Incluso perseguir metas
de evitación puede incrementar el compromiso. Cuanto más tiempo hayamos evitado
un estado indeseado, mayor compromiso sentiremos para seguir evitándolo. Por
ejemplo, como la crema solar ha evitado que me que me en el pasado, no saldré
de casa sin protección en los días soleados.
En algunos casos la
falta de progreso puede motivarnos a la acción. Cuando nos enfrentamos a una
meta que es muy importante para nosotros, formular nuestro progreso basándonos
en lo que todavía no hemos logrado puede motivarnos más que pensar en lo que ya
hemos conseguido.
Las emociones juegan,
también, un papel a la hora de monitorizar el progreso. Nuestras emociones nos
sirven como un sistema sensorial. Cuando nos sentimos bien sabemos que algo
está yendo bien y viceversa, cuando nos sentimos mal sabemos que algo va mal.
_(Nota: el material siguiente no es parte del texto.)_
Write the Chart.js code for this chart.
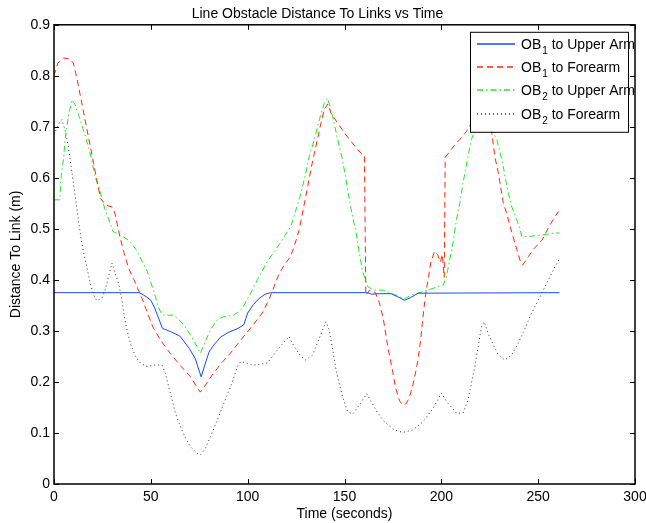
<!DOCTYPE html>
<html>
<head>
<meta charset="utf-8">
<script src="https://cdn.jsdelivr.net/npm/chart.js@4/dist/chart.umd.min.js"></script>
<style>
  html, body { margin: 0; padding: 0; background: #fff; }
</style>
</head>
<body>
<canvas id="lineCanvas" width="646" height="523"></canvas>
<script>
// OB1 to Upper Arm (solid blue)
const timeOb1Upper = [0, 44, 46, 48, 50, 52, 54, 56, 60, 65, 70, 73, 76, 78, 80, 82, 86, 90, 95, 98,
  100, 103, 106, 109, 112, 162, 164, 168, 174, 178, 181, 184, 188, 261];
const ob1Upper = [0.375, 0.375, 0.371, 0.366, 0.36, 0.345, 0.325, 0.305, 0.299, 0.29, 0.265, 0.245, 0.21, 0.235, 0.258, 0.27, 0.288, 0.297, 0.305, 0.312,
  0.335, 0.352, 0.364, 0.372, 0.375, 0.375, 0.372, 0.373, 0.373, 0.366, 0.36, 0.365, 0.374, 0.375];

// OB1 to Forearm (red dashed)
const timeOb1Fore = [0, 2, 5, 8, 10, 12, 24, 26, 28, 30,
  31.5, 34, 36, 38.5, 42, 45.4, 48, 51, 55, 60,
  65, 70.5, 75.5, 77.5, 81, 86, 91, 96, 102, 107.5,
  111, 113.6, 116, 119, 122, 124, 126.6, 128.3, 130, 132.6,
  134.4, 136, 137.8, 139.5, 141.3, 143, 146.5, 150.8, 156.8, 160.3,
  161, 163, 166, 168, 170, 172.4, 175, 176.3, 178.4, 180,
  182, 183.6, 185.3, 187, 188.2, 189.3, 190.2, 191, 192.2, 193.4,
  194.5, 196.5, 198, 199.5, 200.5, 201.5, 202, 207, 209.5, 213,
  215, 219, 223, 226, 227.6, 229.4, 230.6, 232, 233.7, 235,
  237, 239, 240.6, 242, 245, 248, 252, 255, 258.7, 260.5];
const ob1Fore = [0.8, 0.825, 0.835, 0.833, 0.825, 0.792, 0.56, 0.55, 0.545, 0.543,
  0.53, 0.485, 0.455, 0.423, 0.394, 0.364, 0.338, 0.308, 0.282, 0.256,
  0.233, 0.21, 0.18, 0.19, 0.21, 0.235, 0.256, 0.28, 0.308, 0.335,
  0.361, 0.387, 0.41, 0.43, 0.445, 0.465, 0.498, 0.531, 0.563, 0.616,
  0.648, 0.675, 0.707, 0.733, 0.745, 0.727, 0.707, 0.684, 0.655, 0.643,
  0.37, 0.38, 0.375, 0.355, 0.325, 0.268, 0.218, 0.19, 0.163, 0.155,
  0.158, 0.171, 0.194, 0.224, 0.25, 0.282, 0.315, 0.344, 0.38, 0.406,
  0.433, 0.456, 0.45, 0.435, 0.45, 0.405, 0.64, 0.665, 0.675, 0.691,
  0.704, 0.72, 0.73, 0.69, 0.642, 0.61, 0.583, 0.551, 0.531, 0.512,
  0.485, 0.459, 0.439, 0.429, 0.446, 0.462, 0.478, 0.5, 0.524, 0.534];

// OB2 to Upper Arm (green dash-dot)
const timeOb2Upper = [0, 3, 3.5, 5, 5.7, 7.4, 9.2, 11, 12.6, 15.2,
  17.8, 19.5, 21.2, 23.8, 26.4, 29, 30.4, 33, 36, 39.4,
  42.8, 45, 48, 51.5, 54, 55.8, 61.8, 67, 70.5, 73.9,
  75.6, 77.4, 80.8, 84.3, 87.7, 92.9, 97.2, 101.6, 105, 110.2,
  116.2, 122.3, 124.9, 127.5, 130, 131.8, 134.4, 137, 139.5, 141.3,
  143.9, 146.5, 149, 150.8, 152.5, 154.2, 156, 157.7, 159.4, 162,
  165, 170, 174, 178.4, 181, 184.5, 188, 193, 198.3, 201,
  202.6, 204.3, 206, 207.8, 209.5, 211.2, 213.8, 215.5, 219, 222,
  226, 228.5, 230.2, 232, 233.2, 234.6, 236.3, 238.9, 240.6, 241.5,
  244.9, 251.8, 258.7, 261];
const ob2Upper = [0.557, 0.557, 0.596, 0.64, 0.675, 0.72, 0.753, 0.743, 0.724, 0.694,
  0.661, 0.635, 0.603, 0.573, 0.537, 0.511, 0.495, 0.49, 0.484, 0.475,
  0.457, 0.44, 0.418, 0.378, 0.346, 0.331, 0.331, 0.312, 0.292, 0.269,
  0.256, 0.273, 0.302, 0.322, 0.328, 0.331, 0.344, 0.374, 0.4, 0.436,
  0.469, 0.505, 0.537, 0.57, 0.609, 0.642, 0.675, 0.714, 0.746, 0.756,
  0.72, 0.675, 0.635, 0.596, 0.557, 0.524, 0.492, 0.452, 0.416, 0.387,
  0.38, 0.38, 0.374, 0.367, 0.363, 0.37, 0.374, 0.38, 0.387, 0.39,
  0.406, 0.439, 0.472, 0.518, 0.55, 0.59, 0.642, 0.675, 0.71, 0.72,
  0.694, 0.678, 0.652, 0.622, 0.596, 0.57, 0.544, 0.518, 0.501, 0.485,
  0.485, 0.488, 0.492, 0.492];

// OB2 to Forearm (black dotted)
const timeOb2Fore = [0, 3, 4, 5.7, 7.4, 8.6, 10, 11.2, 12.6, 13.8,
  15.2, 16.9, 18.7, 20.4, 22.1, 24.7, 26.4, 28.1, 29.9, 31.6,
  33.3, 35.1, 36.3, 37.7, 39.4, 42, 44.6, 48, 51.5, 55.8,
  57.5, 59.2, 61, 62.7, 65.3, 67.9, 70.5, 73.9, 75.6, 78.2,
  80.8, 84.3, 87.7, 91.2, 94.7, 96.4, 103.3, 110.2, 115.4, 119.7,
  121.4, 124, 127.5, 130, 133.5, 136, 138.7, 140.4, 142.1, 143.9,
  145.6, 147.3, 149, 151.6, 154.2, 157.7, 161.5, 164, 167.2, 170.6,
  175.8, 180.2, 185.3, 190.5, 195.7, 200, 203.5, 207.8, 211.2, 213.8,
  215.5, 217.3, 219, 220.7, 222.1, 224.2, 226.8, 229.4, 232.8, 236.3,
  239.7, 243.2, 246.6, 250.1, 255.3, 258.7, 261.3];
const ob2Fore = [0.685, 0.71, 0.714, 0.694, 0.661, 0.629, 0.59, 0.557, 0.518, 0.485,
  0.455, 0.426, 0.394, 0.371, 0.359, 0.364, 0.38, 0.406, 0.433, 0.413,
  0.394, 0.361, 0.328, 0.302, 0.276, 0.25, 0.237, 0.23, 0.233, 0.233,
  0.217, 0.191, 0.165, 0.139, 0.112, 0.09, 0.073, 0.06, 0.057, 0.07,
  0.093, 0.125, 0.158, 0.191, 0.23, 0.24, 0.233, 0.237, 0.263, 0.282,
  0.289, 0.269, 0.25, 0.243, 0.253, 0.276, 0.302, 0.318, 0.302, 0.263,
  0.224, 0.197, 0.171, 0.142, 0.137, 0.155, 0.177, 0.16, 0.139, 0.122,
  0.106, 0.101, 0.106, 0.122, 0.148, 0.178, 0.158, 0.139, 0.139, 0.165,
  0.197, 0.23, 0.269, 0.308, 0.318, 0.295, 0.273, 0.253, 0.243, 0.253,
  0.276, 0.305, 0.335, 0.361, 0.4, 0.426, 0.443];

const xTicks = [0, 50, 100, 150, 200, 250, 300];
const yTicks = [0, 0.1, 0.2, 0.3, 0.4, 0.5, 0.6, 0.7, 0.8, 0.9];

const seriesColors = ['rgb(25,75,255)', 'rgb(255,40,15)', 'rgb(30,235,30)', '#333'];
const seriesDash = [[], [6, 4], [6, 3, 1.5, 3], [1, 3]];

function pts(t, v) {
  return t.map(function(x, i) { return {x: x, y: v[i]}; });
}

Chart.defaults.font.family = "'Liberation Sans', Arial, Helvetica, sans-serif";
Chart.defaults.font.size = 14;
Chart.defaults.color = '#000';

// box round the plot with inward ticks, MATLAB style
const framePlugin = {
  id: 'frame',
  afterDatasetsDraw(chart) {
    const ctx = chart.ctx, a = chart.chartArea;
    const xs = chart.scales.x, ys = chart.scales.y;
    ctx.save();
    ctx.setLineDash([]);
    ctx.strokeStyle = '#000';
    ctx.lineWidth = 1.5;
    ctx.strokeRect(a.left, a.top, a.right - a.left, a.bottom - a.top);
    ctx.lineWidth = 1;
    ctx.beginPath();
    xTicks.forEach(function(v) {
      const p = Math.round(xs.getPixelForValue(v)) + 0.5;
      ctx.moveTo(p, a.bottom); ctx.lineTo(p, a.bottom - 5);
      ctx.moveTo(p, a.top); ctx.lineTo(p, a.top + 5);
    });
    yTicks.forEach(function(v) {
      const p = Math.round(ys.getPixelForValue(v)) + 0.5;
      ctx.moveTo(a.left, p); ctx.lineTo(a.left + 5, p);
      ctx.moveTo(a.right, p); ctx.lineTo(a.right - 5, p);
    });
    ctx.stroke();
    ctx.restore();
  }
};

// legend drawn on top of the lines, with subscripts
const legendPlugin = {
  id: 'boxLegend',
  afterDraw(chart) {
    const ctx = chart.ctx, a = chart.chartArea;
    const w = 158, h = 100;
    const left = a.right - 7 - w, top = a.top + 7;
    ctx.save();
    ctx.fillStyle = '#fff';
    ctx.fillRect(left, top, w, h);
    ctx.strokeStyle = '#000';
    ctx.lineWidth = 1;
    ctx.strokeRect(left + 0.5, top + 0.5, w, h);
    chart.data.datasets.forEach(function(ds, i) {
      const ly = Math.round(top + 12 + i * 23.3);
      ctx.beginPath();
      ctx.setLineDash(seriesDash[i]);
      ctx.strokeStyle = seriesColors[i];
      ctx.lineWidth = 1.4;
      ctx.moveTo(left + 7, ly);
      ctx.lineTo(left + 45, ly);
      ctx.stroke();
      ctx.setLineDash([]);
      const m = ds.label.match(/^OB(\d)(.*)$/);
      const base = ly + 4.5;
      let tx = left + 51;
      ctx.fillStyle = '#000';
      ctx.textBaseline = 'alphabetic';
      ctx.textAlign = 'left';
      ctx.font = "14px 'Liberation Sans', Arial, sans-serif";
      ctx.fillText('OB', tx, base);
      tx += ctx.measureText('OB').width + 1;
      ctx.font = "10px 'Liberation Sans', Arial, sans-serif";
      ctx.fillText(m[1], tx, base + 5);
      tx += ctx.measureText(m[1]).width;
      ctx.font = "14px 'Liberation Sans', Arial, sans-serif";
      ctx.fillText(m[2], tx, base);
    });
    ctx.restore();
  }
};

const lineChart = new Chart(document.getElementById('lineCanvas'), {
  type: 'line',
  data: {
    datasets: [{
      label: 'OB1 to Upper Arm',
      data: pts(timeOb1Upper, ob1Upper),
      borderColor: seriesColors[0]
    }, {
      label: 'OB1 to Forearm',
      data: pts(timeOb1Fore, ob1Fore),
      borderColor: seriesColors[1],
      borderDash: seriesDash[1]
    }, {
      label: 'OB2 to Upper Arm',
      data: pts(timeOb2Upper, ob2Upper),
      borderColor: seriesColors[2],
      borderDash: seriesDash[2]
    }, {
      label: 'OB2 to Forearm',
      data: pts(timeOb2Fore, ob2Fore),
      borderColor: seriesColors[3],
      borderDash: seriesDash[3]
    }]
  },
  options: {
    responsive: false,
    animation: false,
    layout: { padding: { left: 0, right: 11, top: 0, bottom: 0 } },
    elements: {
      point: { radius: 0 },
      line: { borderWidth: 1, tension: 0, fill: false }
    },
    plugins: {
      legend: { display: false },
      tooltip: { enabled: false },
      title: {
        display: true,
        text: 'Line Obstacle Distance To Links vs Time',
        font: { size: 14, weight: 'normal' },
        padding: { top: 5.5, bottom: 2.5 }
      }
    },
    scales: {
      x: {
        type: 'linear',
        min: 0, max: 300,
        afterBuildTicks(s) { s.ticks = xTicks.map(function(v) { return {value: v}; }); },
        ticks: { padding: 5, maxRotation: 0 },
        grid: { display: false, drawTicks: false },
        border: { display: false },
        title: { display: true, text: 'Time (seconds)', padding: { top: 0, bottom: 0 } },
        afterFit(s) { s.height = 39; s.paddingLeft = 0; s.paddingRight = 0; }
      },
      y: {
        min: 0, max: 0.9,
        afterBuildTicks(s) { s.ticks = yTicks.map(function(v) { return {value: v}; }); },
        ticks: { padding: 4 },
        grid: { display: false, drawTicks: false },
        border: { display: false },
        title: { display: true, text: 'Distance To Link (m)', padding: { top: 8, bottom: 0 } },
        afterFit(s) { s.width = 54; }
      }
    }
  },
  plugins: [framePlugin, legendPlugin]
});
</script>
</body>
</html>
Y, si nos sentimos mal en relación con nuestra progresión hacia una meta,
sabemos que es porque nos estamos quedando atrás.
Esto no quiere decir
que nos vamos a sentir mal persiguiendo una meta hasta que la alcancemos. Si
esto fuese así rara vez nos sentiríamos bien. Sentirnos felices, orgullosos,
emocionados o aliviados durante el camino es normal y crítico. De hecho, los
sentimientos positivos que experimentamos en el camino hacia una meta pueden
exceder la experiencia de alcanzar el destino. Esto pone de manifiesto que los
sentimientos negativos o positivos que percibimos sobre nuestra meta no son
evocados por la distancia absoluta al objetivo. Nuestros sentimientos surgen
por la diferencia entre el ritmo actual de progreso y el esperado. Si nos
sentimos bien con nuestro progreso hacia una meta, es porque pensamos que nos estamos adelantando a lo esperado y si nos
sentimos mal es porque pensamos que vamos retrasados.
Al ofrecer feedback
sobre nuestro ritmo de progreso nuestros sentimientos están informando a
nuestro sistema de motivación. Las emociones positivas nos animan a trabajar
más duro, pero también, en otras ocasiones, podemos trabajar más duro cuando
nos sentimos mal por nuestro lento progreso o descomprometernos con una meta
cuando nos sentimos demasiado bien sobre nuestro progreso, como ocurre, por
ejemplo cuando seguimos una dieta y vemos que ya hemos perdido algunos kilos.